The Austin Chronicle

Day Trips: Otis Henry Memorial, Texarkana

World War I monument memorializes the depths of a mother’s loss

By Gerald E. McLeod, November 9, 2018, Columns

The Otis Henry Memorial in Texarkana shows the depths of a mother's love and the tragedy of war.

Born on June 22, 1894, in Denison, Texas, Corporal Otis Henry died Oct. 6, 1918, near Vincey, France, just 36 days before the end of World War I. He was 24 years old. The story might have ended on that sad note if not for his mother, Susan Tate Wilder, and her dedication to her only child.
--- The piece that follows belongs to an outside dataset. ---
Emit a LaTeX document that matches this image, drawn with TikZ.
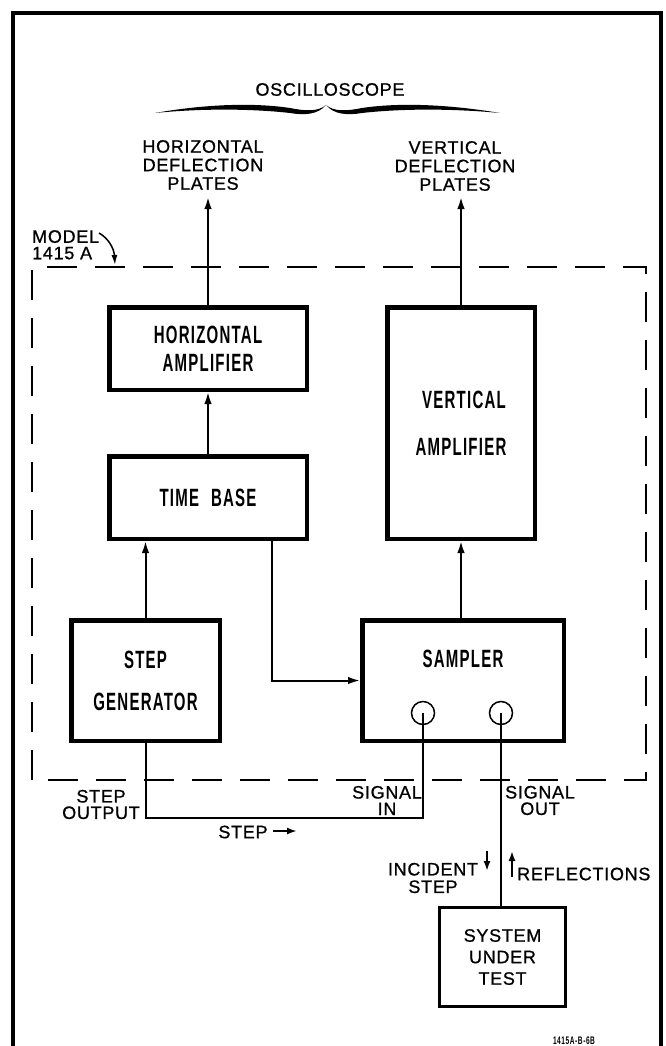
\documentclass[tikz,border=0pt]{standalone}
\usepackage{fontspec}
\setmainfont{Liberation Sans}
\newfontfamily\labfont[LetterSpace=4,FakeBold=0.8]{Liberation Sans}
\newfontfamily\boxfont[FakeStretch=0.6,LetterSpace=5]{Liberation Sans Bold}
\usetikzlibrary{arrows.meta}
\begin{document}
\begin{tikzpicture}[x=1pt,y=-1pt,
  lab/.style={font=\labfont\fontsize{18}{18.5}\selectfont, align=center, inner sep=0pt},
  lab16/.style={font=\labfont\fontsize{18}{16.5}\selectfont, align=center, inner sep=0pt},
  blk/.style={draw, line width=4.5pt, inner sep=0pt, font=\boxfont\fontsize{25}{28}\selectfont, align=center},
  conn/.style={line width=2pt},
  arr/.style={conn, -{Latex[length=12pt,width=7.5pt]}},
  smallarr/.style={line width=1.8pt, -{Latex[length=10pt,width=7pt]}},
]
\useasboundingbox (0,0) rectangle (666,1046);
% outer frame
\draw[line width=4pt] (13,1050) -- (13,13) -- (661,13) -- (661,1050);

% oscilloscope label and brace
\node[lab] (osc) at (330,89.5) {OSCILLOSCOPE};
\fill (155,113) .. controls (200,105) and (250,102) .. (290,108)
      .. controls (305,111) and (318,112) .. (326,105)
      .. controls (318,114.5) and (305,115.5) .. (290,113)
      .. controls (250,108.5) and (200,108.5) .. (155,113) -- cycle;
\fill (326,105) .. controls (334,112) and (347,111) .. (362,108)
      .. controls (402,102) and (452,105) .. (500,113)
      .. controls (452,108.5) and (402,108.5) .. (362,113)
      .. controls (347,115.5) and (334,114.5) .. (326,105) -- cycle;

\node[lab] (hdp) at (203,165) {HORIZONTAL\\DEFLECTION\\PLATES};
\node[lab] (vdp) at (455,166) {VERTICAL\\DEFLECTION\\PLATES};
\coordinate (hdptip) at (208,197);
\coordinate (vdptip) at (461,197);

% model label
\node[lab16, align=left, anchor=north west] (model) at (32,230) {MODEL\\1415 A};
\coordinate (mstart) at (99,233);
\coordinate (mtip) at (115,265);
\draw[line width=1.5pt, -{Latex[length=10pt,width=6pt]}] (mstart) .. controls (108,238) and (114,248) .. (mtip);

% dashed enclosure
\draw[conn, dash pattern=on 30pt off 18pt] (32,780) -- (32,267) -- (646,267) -- (646,780) -- cycle;

% blocks
\node[blk, minimum width=197.5pt, minimum height=82.5pt] (ha) at (208,348.5) {HORIZONTAL\\AMPLIFIER};
\node[blk, minimum width=197.5pt, minimum height=82.5pt] (tb) at (208,497.5) {TIME\hspace{12pt}BASE};
\node[blk, minimum width=147.5pt, minimum height=231.5pt] (va) at (461,423) {\hspace*{6pt}VERTICAL\\[19pt]AMPLIFIER};
\node[blk, minimum width=148.5pt, minimum height=120.5pt] (sg) at (145.5,680.5) {STEP\\[14pt]GENERATOR};
\node[blk, minimum width=201.5pt, minimum height=120.5pt] (sa) at (463,680.5) {};
\node[font=\boxfont\fontsize{25}{28}\selectfont, inner sep=0pt] (salab) at (463,659) {SAMPLER};
\node[draw, circle, line width=1.5pt, minimum size=23pt, inner sep=0pt] (cin) at (423,713) {};
\node[draw, circle, line width=1.5pt, minimum size=23pt, inner sep=0pt] (cout) at (501,713) {};
\node[draw, line width=3pt, inner sep=0pt, minimum width=126pt, minimum height=99pt,
      font=\labfont\fontsize{18}{21.5}\selectfont, align=center] (sut) at (502.5,957) {SYSTEM\\UNDER\\TEST};

% connectors
\draw[arr] (ha.north) -- (hdptip);
\draw[arr] (va.north) -- (vdptip);
\draw[arr] (tb.north) -- (ha.south);
\draw[arr] (sg.north) -- (sg.north |- tb.south);
\coordinate (tbout) at (272,540);
\draw[arr] (tbout) |- (sa.west);
\draw[arr] (va.south |- sa.north) -- (va.south);
\coordinate (stepcorner) at (145.5,818);
\draw[conn] (sg.south) -- (stepcorner) -| (cin.center);
\draw[conn] (cout.center) -- (cout.center |- sut.north);

% lower labels
\node[lab16] (stepout) at (101,804.5) {STEP\\OUTPUT};
\node[lab16] (sigin) at (387,800.5) {SIGNAL\\IN};
\node[lab16] (sigout) at (540,800.5) {SIGNAL\\OUT};
\node[lab] (steplab) at (243,832) {STEP};
\coordinate (sa1) at (273,831);
\coordinate (sa2) at (297,831);
\draw[smallarr, line width=2pt] (sa1) -- (sa2);

\node[font=\labfont\fontsize{18}{17.5}\selectfont, align=center, inner sep=0pt] (incid) at (433,878) {INCIDENT\\STEP};
\coordinate (inc1) at (487,851);
\coordinate (inc2) at (487,871);
\draw[smallarr] (inc1) -- (inc2);
\coordinate (ref1) at (512,877);
\coordinate (ref2) at (512,851);
\draw[smallarr] (ref1) -- (ref2);
\node[lab, anchor=west] (refl) at (517,874) {REFLECTIONS};

\node[font=\boxfont\fontsize{11}{12}\selectfont, inner sep=0pt] (code) at (574,1041) {1415A-B-6B};
\end{tikzpicture}
\end{document}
According to the Texarkana Museum of Regional History, when Henry registered for the draft in 1917, he reported his employment at a "soda dispensary" in Shreveport, La. He was described as being "of medium height and stout with gray eyes and dark brown hair."

It must have been a terrible blow when Susie Wilder was informed of Henry's death in a gas attack. A woman of modest means, it is remarkable that she could afford to have her son's body returned from France and placed under such an elaborate memorial.

The marker was not installed until 13 years after Henry's death. In the center of the monument, Henry stands in civilian clothes, frozen in white marble. The angel on his right wears a tunic with five stars representing the five wounds of Christ. On the left, another angel holds an upside-down torch symbolizing a sudden death and a wreath signifying victory. The monument is topped with a statue of a doughboy carrying a rifle and holding a grenade.

Wilder lived out her life a few blocks from the memorial, after outliving two husbands and her son. She passed away in 1941 at age 81.

The Otis Henry Memorial is in the Rose Hill Cemetery at 100 S. Leila St., Texarkana.